Competitive Landscape and Risks in a Supercharged Summer

While American’s planned scale for summer 2026 puts the United States at the forefront of global air travel, industry watchers caution that the environment remains highly competitive and operationally complex. Other major US airlines are also increasing capacity and introducing new premium products, and foreign carriers continue to add services into American’s hub cities, especially for World Cup and peak leisure dates.

Market researchers note that US airfare trends in early 2026 show signs of softening on some domestic corridors, as carriers flex prices to stimulate demand and maintain load factors. On routes where American holds substantial capacity, such as major East Coast to Florida and transcontinental sectors, analysts are watching how the airline balances aggressive scheduling with the need to protect yields during a period of heavy promotional activity across the industry.

Operational performance is another key variable. Public data from summer 2025 showed improvements in baggage handling and on‑time performance for American, aided by staffing, technology and schedule adjustments.
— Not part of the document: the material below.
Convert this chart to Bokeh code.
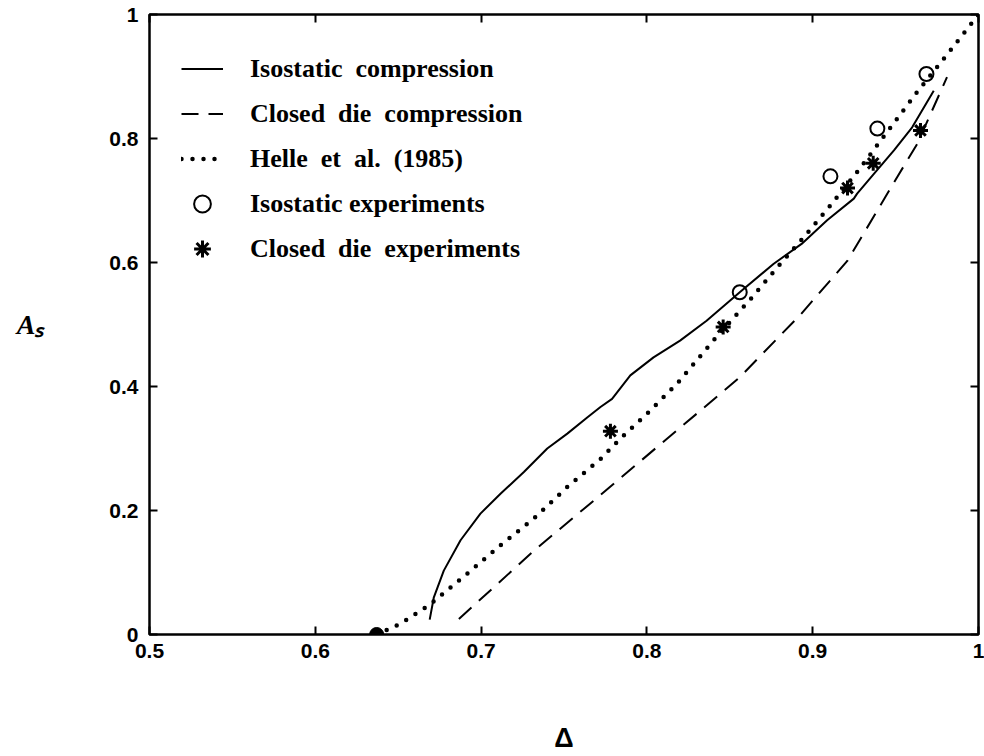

Replicating or surpassing those metrics with even more flights and passengers in 2026 will be a significant test of the airline’s resilience, particularly if weather disruptions or air traffic control constraints are more severe than anticipated.

Even with these uncertainties, current schedules and fleet plans suggest that American Airlines is positioned to play an outsized role in shaping the global travel narrative in summer 2026. Its record seat offering, ongoing fleet modernization and heavy investment in premium and technology initiatives combine to place the carrier, and by extension the United States, at the center of an unprecedented summer surge in international and domestic air travel.